I have finished the labelling campaing. There was a redirect in the list, so I said it was a stub, because I couldn't finish without it.

Thanks Theklan. I looked through https://eu.wikipedia.org/wiki/Lantanoide but my stupid American monolingual eyes couldn't see any clear instances of English or Spanish words. :) Are there a lot of Basque language typos in the article? I'm trying to think through how we'll make the best use of these new features.

Either way, I'm curious how you would rate the quality of such an article that is structurally perfect but has wrong wording.
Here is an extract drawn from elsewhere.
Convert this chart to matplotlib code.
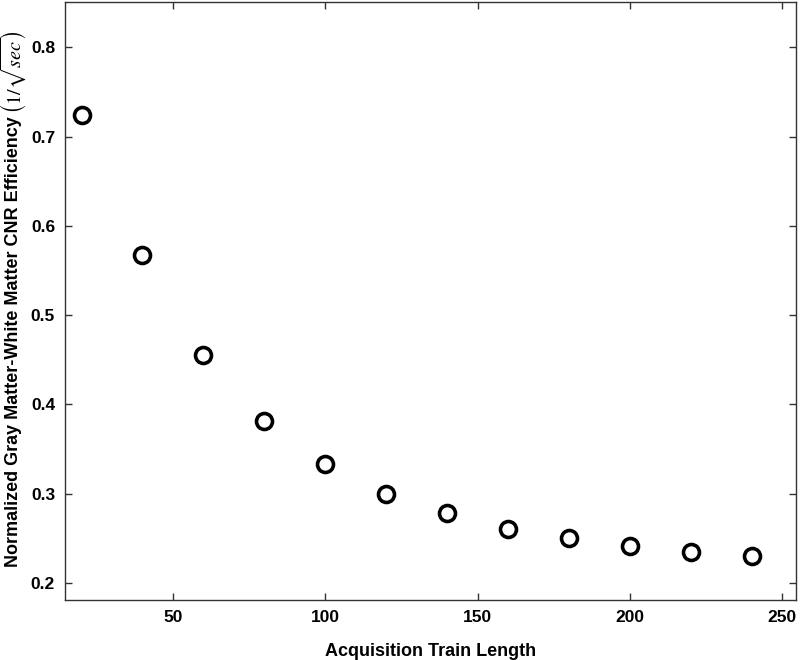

After all, we'll need to figure out how to teach the model to make better predictions about articles like this.

Halfak added a parent task: T234222: Onboarding Kevin Bazira -- Accounts and Access.Oct 9 2019, 8:44 PM

Halfak mentioned this in T234222: Onboarding Kevin Bazira -- Accounts and Access.Oct 9 2019, 8:55 PM

Halfak claimed this task.Oct 15 2019, 3:06 PM

Halfak edited projects, added Machine-Learning-Team (Active Tasks); removed Machine-Learning-Team.

Halfak moved this task from Parked to Pending deployment on the Machine-Learning-Team (Active Tasks) board.

It looks like we have the dictionary working. The next step is to re-train the model.

How could we train this? I add @Ksarasola to this topic, maybe he has some great ideas.

@Theklan! We've got training in progress right now. But, I'm very interested in working with new volunteers. @Ksarasola, I'm sure we could find some other ways to make ORES for euwiki and related languages better :)

Change 547285 had a related patch set uploaded (by Halfak; owner: Halfak):
[operations/puppet@production] Adds hunspell-eu to ores/manifests/base.pp

https://gerrit.wikimedia.org/r/547285

gerritbot added a project: Patch-For-Review.Oct 30 2019, 7:16 PM

Change 547285 merged by Dzahn:
[operations/puppet@production] Adds hunspell-eu to ores/manifests/base.pp

https://gerrit.wikimedia.org/r/547285

@kevinbazira, thanks to @Dzahn, you should be unblocked. Please try to rebuild the euwiki model when you can and we can review/iterate when I get online tomorrow.